**Dataset excerpt**.
*-*-*

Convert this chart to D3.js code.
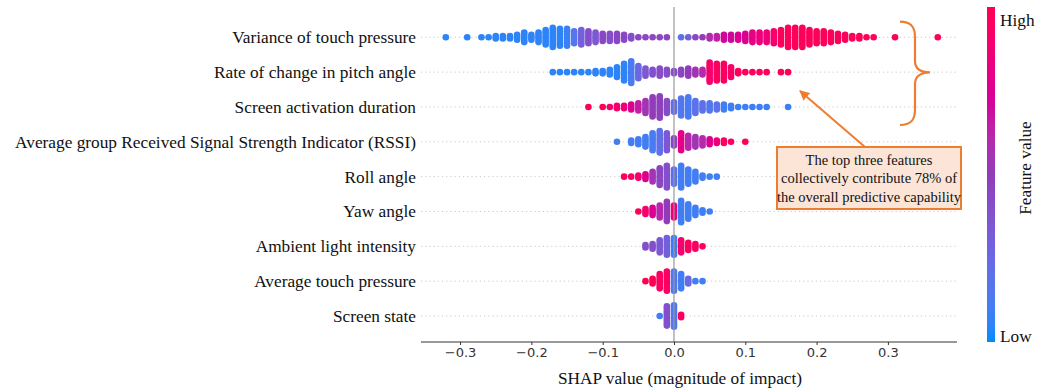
<!DOCTYPE html>
<html>
<head>
<meta charset="utf-8">
<script src="https://cdn.jsdelivr.net/npm/d3@7"></script>
<style>
  body { margin: 0; background: #fff; }
  svg { display: block; }
</style>
</head>
<body>
<svg id="chart" width="1048" height="389"></svg>
<script>
// features, top to bottom
const features = [
  "Variance of touch pressure",
  "Rate of change in pitch angle",
  "Screen activation duration",
  "Average group Received Signal Strength Indicator (RSSI)",
  "Roll angle",
  "Yaw angle",
  "Ambient light intensity",
  "Average touch pressure",
  "Screen state"
];

// SHAP values read off the swarm, binned at 0.01: first bin centre, dots per bin,
// and the mean feature value of the bin (0 = low, 1 = high)
const binWidth = 0.01;
const binStart = [-0.32, -0.17, -0.12, -0.08, -0.07, -0.05, -0.04, -0.04, -0.02];

const binCounts = [
  [1,0,0,1,0,1,1,2,2,2, 3,5,3,5,7,9,8,8,6,7, 6,5,4,4,4,3,2,1,1,1,
   1,1,0,1,1,1,1,2,2,3, 3,3,4,5,5,5,6,7,9,9, 9,7,6,6,5,4,3,2,2,1,
   1,0,0,1,0,0,0,0,0,1],
  [1,1,1,1,1,1,2,2,3,5, 8,10,6,4,3,4,3,2,3,4, 3,3,9,8,8,5,2,1,1,1, 1,0,1,1],
  [1,0,1,1,2,2,3,4,6,9, 10,6,5,8,9,6,4,4,3,3, 2,1,1,1,1,1,0,0,1],
  [1,0,2,3,5,8,10,8,4,8, 6,5,4,3,2,2,1,0,1],
  [1,1,2,3,5,8,10,7,10,7, 5,2,1,1],
  [1,3,4,6,9,6,10,7,4,2, 1],
  [2,3,6,8,8,6,4,3,1],
  [1,3,7,9,9,7,3,1,1],
  [1,9,10,2]
];

const binColors = [
  [0.05,0.05,0.05,0.05,0.05,0.05,0.05,0.05,0.05,0.05, 0.05,0.05,0.05,0.05,0.05,0.05,0.05,0.08,0.15,0.3,
   0.4,0.35,0.45,0.4,0.45,0.45,0.4,0.45,0.45,0.45, 0.45,0.45,0.3,0.2,0.3,0.45,0.5,0.6,0.65,0.7,
   0.7,0.75,0.75,0.8,0.85,0.85,0.9,0.97,0.97,0.97, 0.97,0.97,0.97,0.97,0.97,0.97,0.97,0.97,0.97,0.97,
   0.97,0.97,0.97,0.97,0.97,0.97,0.97,0.97,0.97,0.97],
  [0.05,0.05,0.05,0.05,0.05,0.05,0.05,0.05,0.05,0.05, 0.05,0.12,0.25,0.35,0.4,0.42,0.42,0.4,0.45,0.5,
   0.55,0.6,0.9,0.95,0.95,0.92,0.97,0.97,0.97,0.97, 0.97,0.97,0.97,0.97],
  [0.97,0.97,0.97,0.92,0.9,0.85,0.75,0.65,0.55,0.5, 0.48,0.42,0.22,0.15,0.12,0.18,0.2,0.15,0.2,0.1,
   0.1,0.08,0.08,0.08,0.08,0.08,0.08,0.08,0.08],
  [0.1,0.1,0.1,0.1,0.1,0.12,0.2,0.35,0.45,0.8, 0.6,0.55,0.6,0.75,0.85,0.95,0.95,0.95,1],
  [0.97,0.95,0.9,0.75,0.55,0.45,0.4,0.2,0.1,0.1, 0.1,0.1,0.1,0.1],
  [0.97,0.9,0.75,0.6,0.5,0.85,0.1,0.1,0.1,0.1, 0.1],
  [0.4,0.4,0.35,0.3,0.1,0.9,0.95,0.95,0.95],
  [1,1,0.95,0.95,0.15,0.1,0.25,0.1,0.1],
  [0.1,0.4,0.15,0.95]
];

const xTicks = [-0.3, -0.2, -0.1, 0.0, 0.1, 0.2, 0.3];
const noteLines = [
  "The top three features",
  "collectively contribute 78% of",
  "the overall predictive capability"
];

const serif = "'Liberation Serif', 'Times New Roman', serif";
const svg = d3.select("#chart");

const x = d3.scaleLinear().domain([-0.3548, 0.3969]).range([421, 957]);
const y = d3.scalePoint().domain(features).range([37.3, 316]);

// shap red_blue colormap (blue -> purple -> red)
const color = d3.scaleLinear()
  .domain([0, 0.5, 1])
  .range(["#008bfb", d3.hcl(315, 72, 42).formatHex(), "#ff0052"])
  .interpolate(d3.interpolateHcl);

// dotted row lines
svg.append("g").selectAll("line")
  .data(features)
  .enter().append("line")
  .attr("x1", 421).attr("x2", 957)
  .attr("y1", d => y(d)).attr("y2", d => y(d))
  .attr("stroke", "#c8c8c8")
  .attr("stroke-width", 1)
  .attr("stroke-dasharray", "1.2,3");

// build the dots: stack each bin symmetrically around the row line
let dots = [];
const spacing = 2.4;
features.forEach((f, i) => {
  binCounts[i].forEach((n, j) => {
    const v = binStart[i] + j * binWidth;
    for (let k = 0; k < n; k++) {
      dots.push({ f: f, v: v, c: binColors[i][j], dy: (k - (n - 1) / 2) * spacing });
    }
  });
});

svg.append("g").selectAll("circle")
  .data(dots)
  .enter().append("circle")
  .attr("cx", d => x(d.v))
  .attr("cy", d => y(d.f) + d.dy)
  .attr("r", 3.3)
  .attr("fill", d => color(d.c));

// zero line
svg.append("line")
  .attr("x1", x(0)).attr("x2", x(0))
  .attr("y1", 7).attr("y2", 342)
  .attr("stroke", "#999")
  .attr("stroke-width", 1.2);

// feature labels
svg.append("g").selectAll("text")
  .data(features)
  .enter().append("text")
  .attr("x", 416)
  .attr("y", d => y(d))
  .attr("dy", "0.34em")
  .attr("text-anchor", "end")
  .attr("font-family", serif)
  .attr("font-size", 17.3)
  .attr("fill", "#111")
  .text(d => d);

// x axis
const xAxis = d3.axisBottom(x)
  .tickValues(xTicks)
  .tickSize(3)
  .tickPadding(3)
  .tickFormat(d3.format(".1f"));

const gx = svg.append("g")
  .attr("transform", "translate(0,342)")
  .call(xAxis);
gx.select(".domain").attr("d", "M421,0H957").attr("stroke", "#333");
gx.selectAll(".tick line").attr("stroke", "#333");
gx.selectAll(".tick text")
  .attr("font-family", "'DejaVu Sans', sans-serif")
  .attr("font-size", 13)
  .attr("fill", "#333");

svg.append("text")
  .attr("x", 680).attr("y", 384)
  .attr("text-anchor", "middle")
  .attr("font-family", serif)
  .attr("font-size", 17.3)
  .attr("fill", "#111")
  .text("SHAP value (magnitude of impact)");

// colour bar
const grad = svg.append("defs").append("linearGradient")
  .attr("id", "cbar")
  .attr("x1", 0).attr("y1", 1).attr("x2", 0).attr("y2", 0);
grad.selectAll("stop")
  .data(d3.range(0, 1.001, 0.05))
  .enter().append("stop")
  .attr("offset", d => d)
  .attr("stop-color", d => color(d));

svg.append("rect")
  .attr("x", 987).attr("y", 7)
  .attr("width", 8).attr("height", 335)
  .attr("fill", "url(#cbar)");

svg.append("text")
  .attr("x", 1000).attr("y", 20).attr("dy", "0.34em")
  .attr("font-family", serif).attr("font-size", 17.3).attr("fill", "#111")
  .text("High");
svg.append("text")
  .attr("x", 1000).attr("y", 336).attr("dy", "0.34em")
  .attr("font-family", serif).attr("font-size", 17.3).attr("fill", "#111")
  .text("Low");
svg.append("text")
  .attr("transform", "translate(1025,168) rotate(-90)")
  .attr("text-anchor", "middle")
  .attr("dy", "0.34em")
  .attr("font-family", serif).attr("font-size", 17.3).attr("fill", "#111")
  .text("Feature value");

// annotation: brace, arrow and note box
const orange = "#ed7d31";
svg.append("path")
  .attr("d", "M900,21.7 C911,21.7 915,27 915,37 L915,61 C915,68 920,72.3 930,72.3 " +
             "C920,72.3 915,77 915,84 L915,110 C915,120 911,125 900,125")
  .attr("fill", "none")
  .attr("stroke", orange)
  .attr("stroke-width", 2.2);

svg.append("defs").append("marker")
  .attr("id", "head")
  .attr("viewBox", "0 0 10 10")
  .attr("refX", 9).attr("refY", 5)
  .attr("markerWidth", 5).attr("markerHeight", 5)
  .attr("orient", "auto")
  .append("path")
  .attr("d", "M0,0 L10,5 L0,10 z")
  .attr("fill", orange);

svg.append("line")
  .attr("x1", 865).attr("y1", 147)
  .attr("x2", 800).attr("y2", 91)
  .attr("stroke", orange)
  .attr("stroke-width", 2)
  .attr("marker-end", "url(#head)");

svg.append("rect")
  .attr("x", 777).attr("y", 147)
  .attr("width", 184).attr("height", 62)
  .attr("fill", "#fce4d6")
  .attr("stroke", orange)
  .attr("stroke-width", 2);

svg.append("g").selectAll("text")
  .data(noteLines)
  .enter().append("text")
  .attr("x", 869)
  .attr("y", (d, i) => 160 + i * 18.5)
  .attr("dy", "0.34em")
  .attr("text-anchor", "middle")
  .attr("font-family", serif)
  .attr("font-size", 14.5)
  .attr("fill", "#111")
  .text(d => d);
</script>
</body>
</html>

*-*-*

**Problem details**.
Extract every line containing the string "chart" from the data above.

**Full solution**.
Convert this chart to D3.js code.
<svg id="chart" width="1048" height="389"></svg>
const svg = d3.select("#chart");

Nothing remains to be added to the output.